What’s important to note, is that Nina doesn’t do relationships. In some very revealing stand-up sets, she explains how she likes to have sex, but never with the same person. Which isn’t entirely true – since she is seeing Joe (Chace Crawford), an abusive cop who also is in a marriage. She can’t escape him, as much as she tries. This is part of the reason she decides it’s time to move away.
How she sees relationships changes when she meets Rafe (Common) who is forty… two. Once after one of her sets, and after her almost ritualistic post-vomit, she meets Rafe at the bar and he asks her on a date. He wants to date her, even though he had just heard her explain that she doesn’t, he tries.
What follows is a beautiful romance between someone seemingly trying to truly support her in the first time in far too long. As he promises to take care of her, she’s taken aback not sure what these new feelings are. She is learning how to live and cope in a relationship while accepting herself, for the first time. And more importantly, allowing someone accept her herself.

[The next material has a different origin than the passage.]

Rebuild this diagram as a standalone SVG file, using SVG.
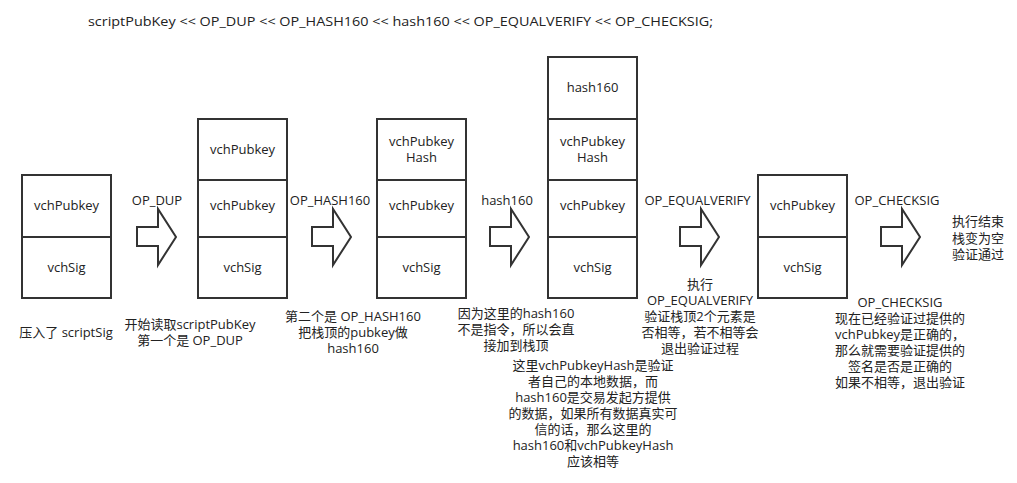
<svg xmlns="http://www.w3.org/2000/svg" xmlns:xlink="http://www.w3.org/1999/xlink" width="1017" height="483" viewBox="0 0 1017 483">
<style>
  text { font-family: "Open Sans", "Noto Sans CJK SC", sans-serif; font-size: 13px; fill: #222; text-anchor: middle; }
  .box { fill: #fff; stroke: #333; stroke-width: 2; }
  .arr { fill: #fff; stroke: #333; stroke-width: 2; stroke-linejoin: miter; }
</style>
<defs>
  <polygon id="blockArrow" class="arr" points="137,227 158,227 158,209 176,237 158,265 158,246 137,246"/>
</defs>
<rect width="1017" height="483" fill="#fff"/>

<text x="88" y="26" style="text-anchor:start" textLength="625" lengthAdjust="spacingAndGlyphs">scriptPubKey &lt;&lt; OP_DUP &lt;&lt; OP_HASH160 &lt;&lt; hash160 &lt;&lt; OP_EQUALVERIFY &lt;&lt; OP_CHECKSIG;</text>

<g id="stack1">
  <rect class="box" x="22" y="175" width="89" height="62"/>
  <rect class="box" x="22" y="237" width="89" height="61"/>
  <text x="66.5" y="210">vchPubkey</text>
  <text x="66.5" y="272">vchSig</text>
  <text x="66" y="337">压入了 scriptSig</text>
</g>

<g id="stack2">
  <rect class="box" x="198" y="119" width="89" height="61"/>
  <rect class="box" x="198" y="180" width="89" height="57"/>
  <rect class="box" x="198" y="237" width="89" height="61"/>
  <text x="242.5" y="154">vchPubkey</text>
  <text x="242.5" y="210">vchPubkey</text>
  <text x="242.5" y="272">vchSig</text>
  <text x="190" y="329">开始读取scriptPubKey</text>
  <text x="190" y="345">第一个是 OP_DUP</text>
</g>

<g id="stack3">
  <rect class="box" x="377" y="119" width="89" height="61"/>
  <rect class="box" x="377" y="180" width="89" height="57"/>
  <rect class="box" x="377" y="237" width="89" height="61"/>
  <text x="421.5" y="146">vchPubkey</text>
  <text x="421.5" y="162">Hash</text>
  <text x="421.5" y="210">vchPubkey</text>
  <text x="421.5" y="272">vchSig</text>
  <text x="353" y="321">第二个是 OP_HASH160</text>
  <text x="353" y="337">把栈顶的pubkey做</text>
  <text x="353" y="353">hash160</text>
</g>

<g id="stack4">
  <rect class="box" x="548" y="57" width="89" height="62"/>
  <rect class="box" x="548" y="119" width="89" height="61"/>
  <rect class="box" x="548" y="180" width="89" height="57"/>
  <rect class="box" x="548" y="237" width="89" height="61"/>
  <text x="592.5" y="92">hash160</text>
  <text x="592.5" y="146">vchPubkey</text>
  <text x="592.5" y="162">Hash</text>
  <text x="592.5" y="210">vchPubkey</text>
  <text x="592.5" y="272">vchSig</text>
  <text x="516" y="318">因为这里的hash160</text>
  <text x="516" y="334">不是指令，所以会直</text>
  <text x="516" y="350">接加到栈顶</text>
  <text x="593" y="370">这里vchPubkeyHash是验证</text>
  <text x="593" y="386">者自己的本地数据，而</text>
  <text x="593" y="402">hash160是交易发起方提供</text>
  <text x="593" y="418">的数据，如果所有数据真实可</text>
  <text x="593" y="434">信的话，那么这里的</text>
  <text x="593" y="450">hash160和vchPubkeyHash</text>
  <text x="593" y="466">应该相等</text>
</g>

<g id="stack5">
  <rect class="box" x="758" y="175" width="89" height="62"/>
  <rect class="box" x="758" y="237" width="89" height="61"/>
  <text x="802.5" y="210">vchPubkey</text>
  <text x="802.5" y="272">vchSig</text>
  <text x="700" y="289">执行</text>
  <text x="700" y="305">OP_EQUALVERIFY</text>
  <text x="700" y="321">验证栈顶2个元素是</text>
  <text x="700" y="337">否相等，若不相等会</text>
  <text x="700" y="353">退出验证过程</text>
  <text x="900" y="307">OP_CHECKSIG</text>
  <text x="900" y="323">现在已经验证过提供的</text>
  <text x="900" y="339">vchPubkey是正确的，</text>
  <text x="900" y="355">那么就需要验证提供的</text>
  <text x="900" y="371">签名是否是正确的</text>
  <text x="900" y="387">如果不相等，退出验证</text>
</g>

<g id="end">
  <text x="978" y="226">执行结束</text>
  <text x="978" y="243">栈变为空</text>
  <text x="978" y="259">验证通过</text>
</g>

<g id="connectors">
  <use xlink:href="#blockArrow"/>
  <text x="157" y="205">OP_DUP</text>
  <use xlink:href="#blockArrow" transform="translate(175,0)"/>
  <text x="330" y="205">OP_HASH160</text>
  <use xlink:href="#blockArrow" transform="translate(353,0)"/>
  <text x="507" y="205">hash160</text>
  <use xlink:href="#blockArrow" transform="translate(543,0)"/>
  <text x="697.5" y="205">OP_EQUALVERIFY</text>
  <use xlink:href="#blockArrow" transform="translate(744,0)"/>
  <text x="897" y="205">OP_CHECKSIG</text>
</g>
</svg>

On Twitter, the film is being marketed as a film by survivors for survivors. Living in a post (but current) #MeToo, and a post Judge Kavanaugh trial, this film is wonderful for our chaotic culture. We are living in a traumatic time, but crucial. How we deal with these charges and incidents will show us how to be a stronger and better community. By for once, not condemning our survivors, and by not rewarding the bastardy for once, we can grow and evolve to the world we should be.
Mary Elizabeth Winstead as Nina is so open and raw, it takes what she did so well in Smashed, and elevates it to an extreme level that had myself weeping. What Eva Vives wrote in her script is so powerful and honest, she must be thanked for coming forward and unashamedly being true to herself.